[begin RECORDS FOR THIS EXERCISE]
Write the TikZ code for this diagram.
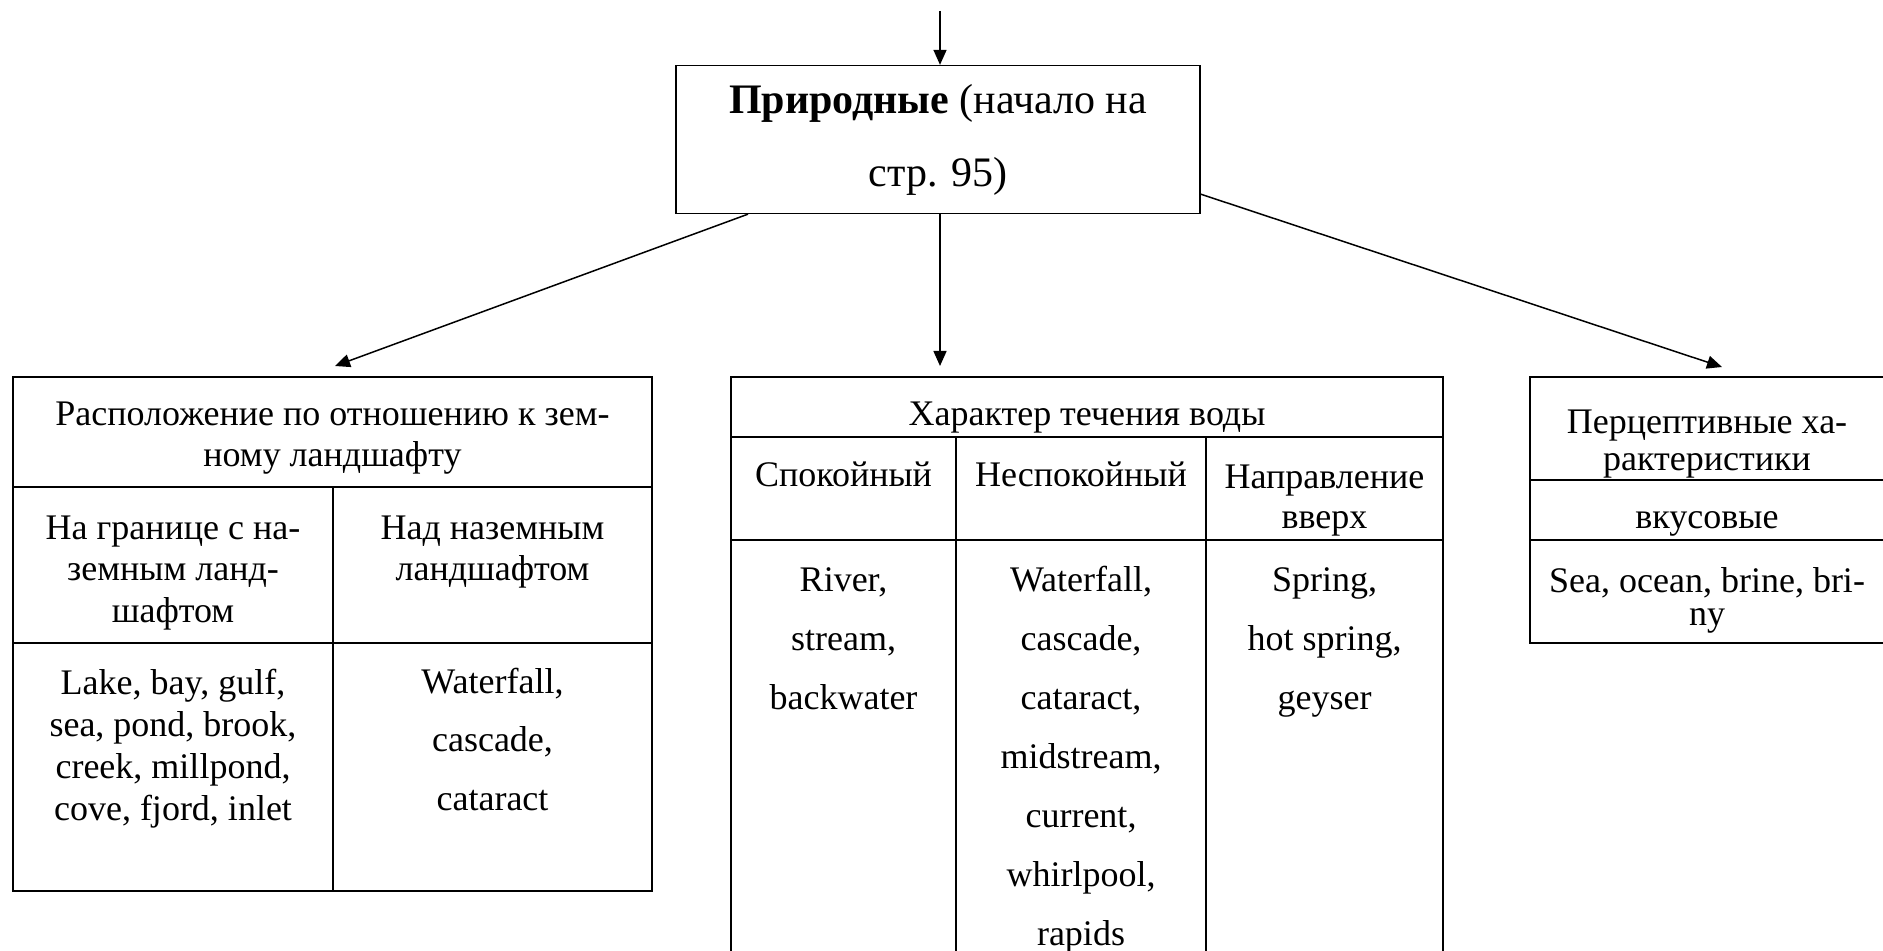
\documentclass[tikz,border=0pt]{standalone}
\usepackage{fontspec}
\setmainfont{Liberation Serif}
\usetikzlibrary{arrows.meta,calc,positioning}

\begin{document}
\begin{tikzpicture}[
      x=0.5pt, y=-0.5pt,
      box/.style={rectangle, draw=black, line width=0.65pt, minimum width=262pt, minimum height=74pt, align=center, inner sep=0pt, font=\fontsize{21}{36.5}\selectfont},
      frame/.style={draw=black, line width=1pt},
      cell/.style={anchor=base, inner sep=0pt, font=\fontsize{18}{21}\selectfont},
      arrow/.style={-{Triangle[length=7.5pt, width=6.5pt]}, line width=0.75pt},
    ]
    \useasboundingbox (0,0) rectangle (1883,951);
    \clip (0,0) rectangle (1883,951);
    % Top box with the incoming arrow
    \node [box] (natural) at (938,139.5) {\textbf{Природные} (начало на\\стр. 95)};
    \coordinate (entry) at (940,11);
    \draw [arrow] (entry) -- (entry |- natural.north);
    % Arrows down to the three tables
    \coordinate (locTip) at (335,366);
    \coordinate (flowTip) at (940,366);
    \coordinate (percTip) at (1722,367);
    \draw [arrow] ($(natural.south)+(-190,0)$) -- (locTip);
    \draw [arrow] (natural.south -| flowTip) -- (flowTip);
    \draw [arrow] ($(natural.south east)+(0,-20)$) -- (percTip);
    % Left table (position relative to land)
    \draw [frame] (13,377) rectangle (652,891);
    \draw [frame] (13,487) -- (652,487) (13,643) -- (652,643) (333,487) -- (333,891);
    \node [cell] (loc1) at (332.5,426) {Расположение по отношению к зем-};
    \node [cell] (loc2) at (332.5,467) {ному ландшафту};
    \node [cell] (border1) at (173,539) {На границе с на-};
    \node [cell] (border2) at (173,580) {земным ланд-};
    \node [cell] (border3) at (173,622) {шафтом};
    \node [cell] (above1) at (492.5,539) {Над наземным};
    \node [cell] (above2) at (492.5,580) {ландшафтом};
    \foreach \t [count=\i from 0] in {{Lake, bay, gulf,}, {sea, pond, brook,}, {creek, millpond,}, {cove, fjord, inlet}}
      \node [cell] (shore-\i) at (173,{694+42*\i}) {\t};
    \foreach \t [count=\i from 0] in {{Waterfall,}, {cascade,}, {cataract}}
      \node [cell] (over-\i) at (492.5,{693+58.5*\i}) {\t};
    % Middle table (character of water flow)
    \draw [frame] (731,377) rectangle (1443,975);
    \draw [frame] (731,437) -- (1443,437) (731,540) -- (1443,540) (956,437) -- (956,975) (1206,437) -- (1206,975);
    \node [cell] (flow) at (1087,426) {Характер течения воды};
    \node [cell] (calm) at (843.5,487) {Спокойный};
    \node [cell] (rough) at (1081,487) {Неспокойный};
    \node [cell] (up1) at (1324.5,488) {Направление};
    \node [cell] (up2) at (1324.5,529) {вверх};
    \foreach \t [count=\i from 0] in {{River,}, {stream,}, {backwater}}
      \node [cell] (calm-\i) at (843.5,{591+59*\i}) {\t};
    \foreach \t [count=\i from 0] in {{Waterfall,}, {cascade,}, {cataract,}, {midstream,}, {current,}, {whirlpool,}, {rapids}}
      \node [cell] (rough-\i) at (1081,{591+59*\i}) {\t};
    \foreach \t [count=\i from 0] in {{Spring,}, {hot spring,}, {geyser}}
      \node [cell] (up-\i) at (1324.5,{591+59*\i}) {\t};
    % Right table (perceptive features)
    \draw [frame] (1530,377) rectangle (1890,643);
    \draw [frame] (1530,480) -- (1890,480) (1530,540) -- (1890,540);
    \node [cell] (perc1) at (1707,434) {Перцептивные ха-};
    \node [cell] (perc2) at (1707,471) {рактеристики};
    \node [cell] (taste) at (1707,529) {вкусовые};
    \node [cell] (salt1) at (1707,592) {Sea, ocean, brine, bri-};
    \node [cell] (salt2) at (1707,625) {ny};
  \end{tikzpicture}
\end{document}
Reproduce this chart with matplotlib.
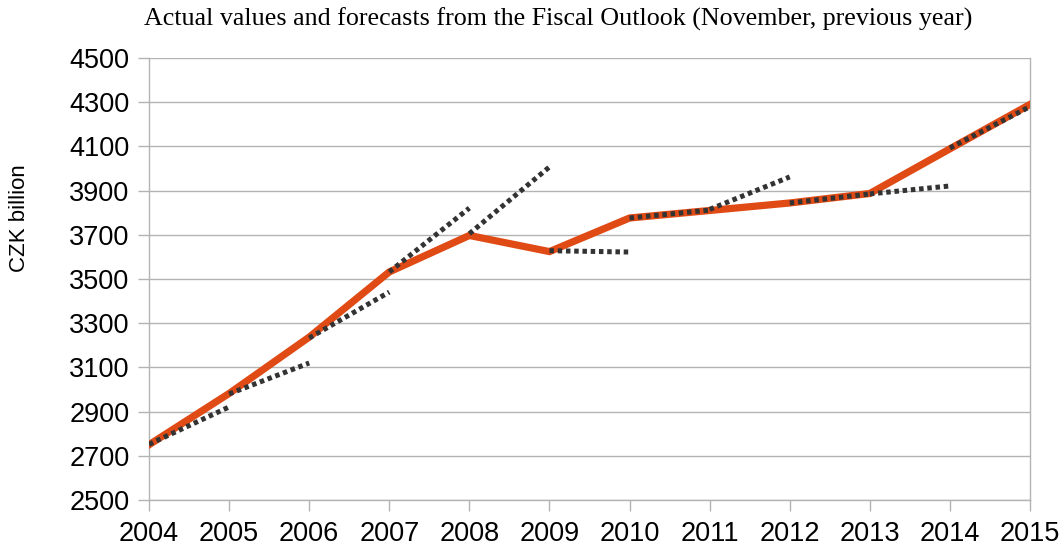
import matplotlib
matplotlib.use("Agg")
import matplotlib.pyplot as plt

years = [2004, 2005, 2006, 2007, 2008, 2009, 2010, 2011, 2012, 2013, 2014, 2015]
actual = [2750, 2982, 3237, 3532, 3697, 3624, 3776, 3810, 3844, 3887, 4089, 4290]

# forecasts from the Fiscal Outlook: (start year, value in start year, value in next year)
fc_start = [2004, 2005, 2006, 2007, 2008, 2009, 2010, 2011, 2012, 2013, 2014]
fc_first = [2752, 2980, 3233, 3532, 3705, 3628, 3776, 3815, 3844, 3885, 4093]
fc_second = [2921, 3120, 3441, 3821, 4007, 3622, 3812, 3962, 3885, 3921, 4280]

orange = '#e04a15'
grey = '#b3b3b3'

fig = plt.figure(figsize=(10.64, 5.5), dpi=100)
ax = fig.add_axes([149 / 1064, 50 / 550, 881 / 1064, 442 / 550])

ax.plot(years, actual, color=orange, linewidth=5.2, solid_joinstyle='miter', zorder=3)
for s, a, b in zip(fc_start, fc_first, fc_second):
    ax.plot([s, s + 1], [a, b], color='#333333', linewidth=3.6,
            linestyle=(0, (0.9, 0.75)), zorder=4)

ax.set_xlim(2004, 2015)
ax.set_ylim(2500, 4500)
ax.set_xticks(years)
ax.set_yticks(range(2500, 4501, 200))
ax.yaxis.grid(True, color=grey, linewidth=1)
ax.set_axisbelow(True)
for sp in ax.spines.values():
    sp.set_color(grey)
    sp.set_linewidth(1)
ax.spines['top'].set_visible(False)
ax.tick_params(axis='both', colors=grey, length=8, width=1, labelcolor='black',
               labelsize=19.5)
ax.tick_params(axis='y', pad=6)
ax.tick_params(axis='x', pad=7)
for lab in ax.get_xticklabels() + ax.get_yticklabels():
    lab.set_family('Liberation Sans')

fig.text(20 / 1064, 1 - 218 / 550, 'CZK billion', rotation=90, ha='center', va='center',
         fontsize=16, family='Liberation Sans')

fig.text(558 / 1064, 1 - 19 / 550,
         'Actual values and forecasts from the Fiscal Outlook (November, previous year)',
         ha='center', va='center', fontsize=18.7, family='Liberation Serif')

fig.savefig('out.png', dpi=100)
[end RECORDS FOR THIS EXERCISE]
■ EXERCISE
Transcribe the whole listing exactly. Pictures stay out of your copy.

■ SOLVED PROBLEM
Write the TikZ code for this diagram.
\documentclass[tikz,border=0pt]{standalone}
\usepackage{fontspec}
\setmainfont{Liberation Serif}
\usetikzlibrary{arrows.meta,calc,positioning}

\begin{document}
\begin{tikzpicture}[
      x=0.5pt, y=-0.5pt,
      box/.style={rectangle, draw=black, line width=0.65pt, minimum width=262pt, minimum height=74pt, align=center, inner sep=0pt, font=\fontsize{21}{36.5}\selectfont},
      frame/.style={draw=black, line width=1pt},
      cell/.style={anchor=base, inner sep=0pt, font=\fontsize{18}{21}\selectfont},
      arrow/.style={-{Triangle[length=7.5pt, width=6.5pt]}, line width=0.75pt},
    ]
    \useasboundingbox (0,0) rectangle (1883,951);
    \clip (0,0) rectangle (1883,951);
    % Top box with the incoming arrow
    \node [box] (natural) at (938,139.5) {\textbf{Природные} (начало на\\стр. 95)};
    \coordinate (entry) at (940,11);
    \draw [arrow] (entry) -- (entry |- natural.north);
    % Arrows down to the three tables
    \coordinate (locTip) at (335,366);
    \coordinate (flowTip) at (940,366);
    \coordinate (percTip) at (1722,367);
    \draw [arrow] ($(natural.south)+(-190,0)$) -- (locTip);
    \draw [arrow] (natural.south -| flowTip) -- (flowTip);
    \draw [arrow] ($(natural.south east)+(0,-20)$) -- (percTip);
    % Left table (position relative to land)
    \draw [frame] (13,377) rectangle (652,891);
    \draw [frame] (13,487) -- (652,487) (13,643) -- (652,643) (333,487) -- (333,891);
    \node [cell] (loc1) at (332.5,426) {Расположение по отношению к зем-};
    \node [cell] (loc2) at (332.5,467) {ному ландшафту};
    \node [cell] (border1) at (173,539) {На границе с на-};
    \node [cell] (border2) at (173,580) {земным ланд-};
    \node [cell] (border3) at (173,622) {шафтом};
    \node [cell] (above1) at (492.5,539) {Над наземным};
    \node [cell] (above2) at (492.5,580) {ландшафтом};
    \foreach \t [count=\i from 0] in {{Lake, bay, gulf,}, {sea, pond, brook,}, {creek, millpond,}, {cove, fjord, inlet}}
      \node [cell] (shore-\i) at (173,{694+42*\i}) {\t};
    \foreach \t [count=\i from 0] in {{Waterfall,}, {cascade,}, {cataract}}
      \node [cell] (over-\i) at (492.5,{693+58.5*\i}) {\t};
    % Middle table (character of water flow)
    \draw [frame] (731,377) rectangle (1443,975);
    \draw [frame] (731,437) -- (1443,437) (731,540) -- (1443,540) (956,437) -- (956,975) (1206,437) -- (1206,975);
    \node [cell] (flow) at (1087,426) {Характер течения воды};
    \node [cell] (calm) at (843.5,487) {Спокойный};
    \node [cell] (rough) at (1081,487) {Неспокойный};
    \node [cell] (up1) at (1324.5,488) {Направление};
    \node [cell] (up2) at (1324.5,529) {вверх};
    \foreach \t [count=\i from 0] in {{River,}, {stream,}, {backwater}}
      \node [cell] (calm-\i) at (843.5,{591+59*\i}) {\t};
    \foreach \t [count=\i from 0] in {{Waterfall,}, {cascade,}, {cataract,}, {midstream,}, {current,}, {whirlpool,}, {rapids}}
      \node [cell] (rough-\i) at (1081,{591+59*\i}) {\t};
    \foreach \t [count=\i from 0] in {{Spring,}, {hot spring,}, {geyser}}
      \node [cell] (up-\i) at (1324.5,{591+59*\i}) {\t};
    % Right table (perceptive features)
    \draw [frame] (1530,377) rectangle (1890,643);
    \draw [frame] (1530,480) -- (1890,480) (1530,540) -- (1890,540);
    \node [cell] (perc1) at (1707,434) {Перцептивные ха-};
    \node [cell] (perc2) at (1707,471) {рактеристики};
    \node [cell] (taste) at (1707,529) {вкусовые};
    \node [cell] (salt1) at (1707,592) {Sea, ocean, brine, bri-};
    \node [cell] (salt2) at (1707,625) {ny};
  \end{tikzpicture}
\end{document}
Reproduce this chart with matplotlib.
import matplotlib
matplotlib.use("Agg")
import matplotlib.pyplot as plt

years = [2004, 2005, 2006, 2007, 2008, 2009, 2010, 2011, 2012, 2013, 2014, 2015]
actual = [2750, 2982, 3237, 3532, 3697, 3624, 3776, 3810, 3844, 3887, 4089, 4290]

# forecasts from the Fiscal Outlook: (start year, value in start year, value in next year)
fc_start = [2004, 2005, 2006, 2007, 2008, 2009, 2010, 2011, 2012, 2013, 2014]
fc_first = [2752, 2980, 3233, 3532, 3705, 3628, 3776, 3815, 3844, 3885, 4093]
fc_second = [2921, 3120, 3441, 3821, 4007, 3622, 3812, 3962, 3885, 3921, 4280]

orange = '#e04a15'
grey = '#b3b3b3'

fig = plt.figure(figsize=(10.64, 5.5), dpi=100)
ax = fig.add_axes([149 / 1064, 50 / 550, 881 / 1064, 442 / 550])

ax.plot(years, actual, color=orange, linewidth=5.2, solid_joinstyle='miter', zorder=3)
for s, a, b in zip(fc_start, fc_first, fc_second):
    ax.plot([s, s + 1], [a, b], color='#333333', linewidth=3.6,
            linestyle=(0, (0.9, 0.75)), zorder=4)

ax.set_xlim(2004, 2015)
ax.set_ylim(2500, 4500)
ax.set_xticks(years)
ax.set_yticks(range(2500, 4501, 200))
ax.yaxis.grid(True, color=grey, linewidth=1)
ax.set_axisbelow(True)
for sp in ax.spines.values():
    sp.set_color(grey)
    sp.set_linewidth(1)
ax.spines['top'].set_visible(False)
ax.tick_params(axis='both', colors=grey, length=8, width=1, labelcolor='black',
               labelsize=19.5)
ax.tick_params(axis='y', pad=6)
ax.tick_params(axis='x', pad=7)
for lab in ax.get_xticklabels() + ax.get_yticklabels():
    lab.set_family('Liberation Sans')

fig.text(20 / 1064, 1 - 218 / 550, 'CZK billion', rotation=90, ha='center', va='center',
         fontsize=16, family='Liberation Sans')

fig.text(558 / 1064, 1 - 19 / 550,
         'Actual values and forecasts from the Fiscal Outlook (November, previous year)',
         ha='center', va='center', fontsize=18.7, family='Liberation Serif')

fig.savefig('out.png', dpi=100)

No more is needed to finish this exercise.